Saturday 2 November 2019


            He was a journalist, born in Loshits (Losice), Poland.  Shinor was the Hebraized form of his surname at birth: Shinkorzh.  He attended religious elementary school, yeshiva, and a Polish public school.  Over the years 1926-1928, he studied at the Tachkemoni seminary in Warsaw.  In 1930 he graduated as an external student from the Polish Jewish high school in Mezritsh-Podlask (Międzyrzecz-Podlaski).  He studied mathematics (1931-1933) at Warsaw University.  In 1933 he departed for Paris.  From late 1939 he was living in Bolivia, Uruguay, and Brazil.  He was again in Paris (1947-1948), and from 1949 in the state of Israel.  Early on he joined the Communist movement and left it in 1949.  He lived in Tel Aviv.
            He began publishing in 1928 in Mezritsher vokhnblat (Międzyrzecz weekly newspaper).  He wrote articles, reportage pieces, and travel impressions for: Naye prese (New press) in Paris, co-editor from 1934; Parizer zhurnal (Parisian journal); Der yidisher kleynhendler (The Jewish retailer) (1937-1938, editor); Hantverker vort (Artisan’s word) (1938-1939, editor); Oyfsnay (Afresh) (1947); Di yidishe vokh (The Jewish week) (1948, editor); Unzer fraynt (Our friend) (Montevideo, 1940-1945, co-editor); Unzer shtime (Our voice) (São Paolo, 1946-1947, editor); Di prese (The press) (Buenos Aires); Haynt (Today) (Buenos Aires); and in Israel: Nayvelt (New world), Ilustrirte velt-vokh (Illustrated world week), Folksblat (People’s newspaper) (1958-1968, co-editor), Yisroel shtime (Voice of Israel), Letste nayes (Latest news) (from 1971 a regular contributor), and Yidishe tsaytung (Jewish newspaper).
            He published lengthy pieces in a volume he edited: Loshits, lezeykher an umgebrakhter kehile (Losice, in memory of a murdered community) (Tel Aviv, 1963), 459 pp.; in Mark Dvorzhetsky, ed., Yankev mansdorf in zayn dor (Yaakov Mansdorf in his generation) (Johannesburg, 1950s); Yidisher teater in eyrope tsvishn beyde velt-milkhomes (Yiddish theater in Europe between the two world wars) (New York: World Jewish Culture Congress, 1968).  He edited the remembrance volume: In pintshev togt shoyn nisht (No longer dawn in Pińczów) (Tel Aviv, 1970), 480 pp.  He served as correspondent to a string of Yiddish newspapers in Europe and South America.  In book form: Gezen un gehert in ratn-farband (Seen and heard in the Soviet Union) (Tel Aviv, 1967), 199 pp.; Fun metule biz eylat (From Metula to Eilat) (Tel Aviv, 1978), 400 pp; Durkhn zunikn fentster (Through the sunny darkness), stories (1984), 381 pp.  His pen names: B. Feder, A. Belviler, Shloyme Ashkenazi, M. Yitskhaki, A. Freyman, M. Mizrakhi, M. Shenker, M. Avinoami, and Sh.

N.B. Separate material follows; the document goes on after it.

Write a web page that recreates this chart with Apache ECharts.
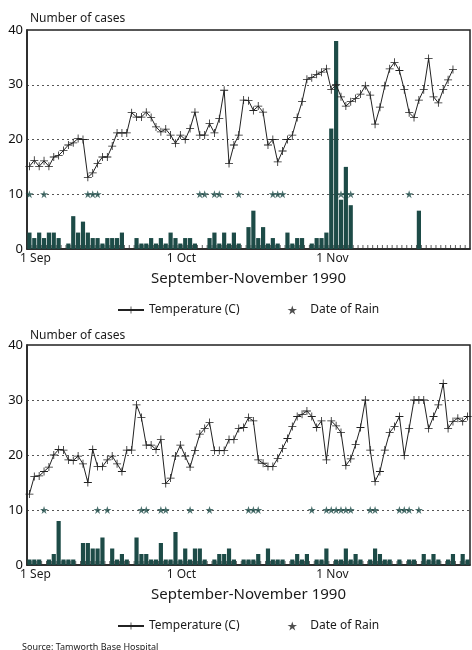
<!DOCTYPE html>
<html>
<head>
<meta charset="utf-8">
<script src="https://cdn.jsdelivr.net/npm/echarts@6/dist/echarts.min.js"></script>
<style>
  html, body { margin: 0; padding: 0; background: #fff; }
  #chart { width: 472px; height: 650px; }
</style>
</head>
<body>
<div id="chart"></div>
<script>
// days on the x axis: 1 Sep .. 30 Nov 1990
const monthNames = ['Sep', 'Oct', 'Nov']
const monthLengths = [30, 31, 30]
const yTicks = [0, 10, 20, 30, 40]

// top panel
const casesTop = [
  3, 2, 3, 2, 3, 3, 2, 0, 1, 6, 3, 5, 3, 2, 2, 1, 2, 2, 2, 3, 0, 0, 2, 1, 1, 2, 1, 2, 1, 3,
  2, 1, 2, 2, 1, 0, 0, 2, 3, 1, 3, 1, 3, 1, 0, 4, 7, 2, 4, 1, 2, 1, 0, 3, 1, 2, 2, 0, 1, 2, 2,
  3, 22, 38, 9, 15, 8, 0, 0, 0, 0, 0, 0, 0, 0, 0, 0, 0, 0, 0, 7, 0, 0, 0, 0, 0, 0, 0, 0, 0, 0
]
const tempTop = [
  15.1, 16.2, 15.1, 16.1, 15.1, 16.8, 17.1, 18, 19, 19.4, 20.2, 20,
  13.1, 13.9, 15.6, 16.8, 16.8, 18.8, 21.2, 21.2, 21.2,
  24.9, 24.1, 24.1, 25, 24, 22.3, 21.4, 21.9, 20.8,
  19.3, 20.8, 20, 22, 25, 20.8, 20.8, 22.9, 21.2, 23.8,
  29, 15.6, 19, 20.8, 27.2, 27.1, 25.3, 26.1, 25, 19,
  20, 15.9, 17.9, 20, 20.8, 24, 26.9, 31, 31.3, 31.9,
  32.3, 32.9, 29.1, 30, 27.8, 26.1, 26.9, 27.5, 28.3, 29.8,
  28.1, 22.8, 25.9, 29.8, 32.9, 34.1, 32.6, 29.1, 24.9, 24,
  27.2, 29.1, 34.8, 27.8, 26.7, 29.1, 30.9, 32.8, null, null, null
]
const rainTop = [0, 3, 12, 13, 14, 35, 36, 38, 39, 43, 50, 51, 52, 64, 65, 66, 78]

// bottom panel
const casesBottom = [
  1, 1, 1, 0, 1, 2, 8, 1, 1, 1, 0, 4, 4, 3, 3, 5, 0, 3, 1, 2, 1, 0, 5, 2, 2, 1, 1, 4, 1, 1,
  6, 1, 3, 1, 3, 3, 1, 0, 1, 2, 2, 3, 1, 0, 1, 1, 1, 2, 0, 3, 1, 1, 1, 0, 1, 2, 1, 2, 0, 1, 1,
  3, 0, 1, 1, 3, 1, 2, 1, 0, 1, 3, 2, 1, 1, 0, 1, 0, 1, 1, 0, 2, 1, 2, 1, 0, 1, 2, 0, 2, 1
]
const tempBottom = [
  12.9, 16.1, 16.2, 17, 17.8, 20, 21, 20.9, 19.1, 19,
  19.8, 18.4, 15, 21, 17.9, 17.9, 19.1, 19.8, 18.4, 17,
  20.9, 20.9, 29.1, 26.8, 21.8, 21.8, 21, 22.8, 14.8, 15.8,
  19.8, 21.8, 19.8, 17.8, 20.8, 23.8, 24.8, 25.9, 20.8, 20.8,
  20.8, 22.8, 22.8, 24.8, 25, 26.8, 26.2, 19.1, 18.5, 17.9,
  17.9, 19.4, 21.2, 23, 25.2, 27, 27.4, 28, 27, 25,
  26.2, 19.1, 26.2, 25.3, 24.1, 18.1, 19.3, 21.9, 25, 30,
  20.9, 15.2, 17, 20.9, 24.1, 25.2, 27, 19.9, 24.8, 30,
  30, 30, 24.8, 27, 29.1, 33, 24.8, 26.1, 26.7, 26.1, 27
]
const rainBottom = [3, 14, 16, 23, 24, 27, 28, 33, 37, 45, 46, 47, 58, 61, 62, 63, 64, 65, 66, 70, 71, 76, 77, 78, 80]
const rainLevel = 10

const days = []
monthNames.forEach(function (m, k) {
  for (let d = 1; d <= monthLengths[k]; d++) days.push(d + ' ' + m)
})

const font = 'Noto Sans'
const ink = '#1a1a1a'
const teal = '#1d4b47'
const plusPath = 'path://M9,0H11V9H20V11H11V20H9V11H0V9H9Z'
const starPath = 'path://M10,0L12.4,7.2L20,7.2L13.8,11.6L16.2,19L10,14.5L3.8,19L6.2,11.6L0,7.2L7.6,7.2Z'

function xAxisFor(gridIndex) {
  return {
    type: 'category',
    gridIndex: gridIndex,
    data: days,
    boundaryGap: true,
    name: 'September-November 1990',
    nameLocation: 'middle',
    nameGap: 22,
    nameTextStyle: { fontFamily: font, fontSize: 15, color: ink },
    axisLine: { show: true, onZero: false, lineStyle: { color: '#222', width: 1.5 } },
    axisTick: { show: false },
    axisLabel: {
      interval: function (i, v) { return v.indexOf('1 ') === 0 },
      margin: 4,
      padding: [0, 0, 0, 12],
      fontFamily: font,
      fontSize: 12,
      color: ink
    },
    splitLine: { show: false }
  }
}

function yAxisFor(gridIndex) {
  return {
    type: 'value',
    gridIndex: gridIndex,
    min: yTicks[0],
    max: yTicks[yTicks.length - 1],
    interval: 10,
    axisLine: { show: true, lineStyle: { color: '#222', width: 1.5 } },
    axisTick: { show: false },
    axisLabel: { margin: 4, fontFamily: font, fontSize: 13, color: '#111' },
    splitLine: { show: true, lineStyle: { type: [2, 3], color: '#555', width: 1 } }
  }
}

function seriesFor(idx, cases, temp, rain) {
  return [
    {
      // little day marks standing on the base line
      name: 'day marks',
      type: 'scatter',
      xAxisIndex: idx,
      yAxisIndex: idx,
      data: days.map(function (d, i) { return [i, 0] }),
      symbol: 'rect',
      symbolSize: [1, 4],
      symbolOffset: [-2.4, -2],
      itemStyle: { color: '#333' },
      silent: true,
      z: 1
    },
    {
      name: 'Cases',
      type: 'bar',
      xAxisIndex: idx,
      yAxisIndex: idx,
      data: cases,
      barCategoryGap: '14%',
      itemStyle: { color: teal },
      z: 3
    },
    {
      name: 'Temperature (C)',
      type: 'line',
      xAxisIndex: idx,
      yAxisIndex: idx,
      data: temp,
      symbol: plusPath,
      symbolSize: 8,
      showAllSymbol: true,
      connectNulls: false,
      lineStyle: { color: '#222', width: 1 },
      itemStyle: { color: '#222' },
      z: 4
    },
    {
      name: 'Date of Rain',
      type: 'scatter',
      xAxisIndex: idx,
      yAxisIndex: idx,
      data: rain.map(function (d) { return [d, rainLevel] }),
      symbol: starPath,
      symbolSize: 8,
      itemStyle: { color: teal },
      z: 5
    }
  ]
}

function legendFor(top) {
  return {
    top: top,
    left: 112,
    itemGap: 48,
    itemWidth: 26,
    itemHeight: 9,
    data: [
      { name: 'Temperature (C)' },
      { name: 'Date of Rain', icon: starPath, itemStyle: { color: '#222' } }
    ],
    textStyle: { fontFamily: font, fontSize: 12, color: ink }
  }
}

const chart = echarts.init(document.getElementById('chart'), null, { renderer: 'canvas' })

chart.setOption({
  animation: false,
  backgroundColor: '#fff',
  title: [
    { text: 'Number of cases', left: 25, top: 8, textStyle: { fontFamily: font, fontSize: 12, fontWeight: 'normal', color: ink } },
    { text: 'Number of cases', left: 25, top: 325, textStyle: { fontFamily: font, fontSize: 12, fontWeight: 'normal', color: ink } },
    { text: 'Source: Tamworth Base Hospital', left: 17, top: 638, textStyle: { fontFamily: font, fontSize: 9, fontWeight: 'normal', color: ink } }
  ],
  legend: [legendFor(299), legendFor(615)],
  grid: [
    { left: 27, right: 2, top: 30, height: 219, show: true, borderColor: '#222', borderWidth: 1.5 },
    { left: 27, right: 2, top: 345, height: 220, show: true, borderColor: '#222', borderWidth: 1.5 }
  ],
  xAxis: [xAxisFor(0), xAxisFor(1)],
  yAxis: [yAxisFor(0), yAxisFor(1)],
  series: seriesFor(0, casesTop, tempTop, rainTop).concat(seriesFor(1, casesBottom, tempBottom, rainBottom))
})
</script>
</body>
</html>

Mortkhe.

Sources: Avrom Volf-Yasni, in Letste nayes (Tel Aviv) (April 21, 1967); Falik Lerner, in Di prese (Buenos Aires) (July 19, 1967; July 21, 1967); Froym Shrayer, in Yisroel-shtime (Tel Aviv) (July 31, 1967); Yisroel Emyot, in Tsukunft (New York) 19 (1967); M. Run, in Haynt (Montevideo) (February 13, 1969); Y. Barzilai, in Folk un tsien (Jerusalem) (May 1979); Mortkhe Litvin, in Pariz (Paris) (October 20, 1979).
Berl Cohen

[Additional information from: Berl Kagan, comp., Leksikon fun yidish-shraybers (Biographical dictionary of Yiddish writers) (New York, 1986), col. 532.]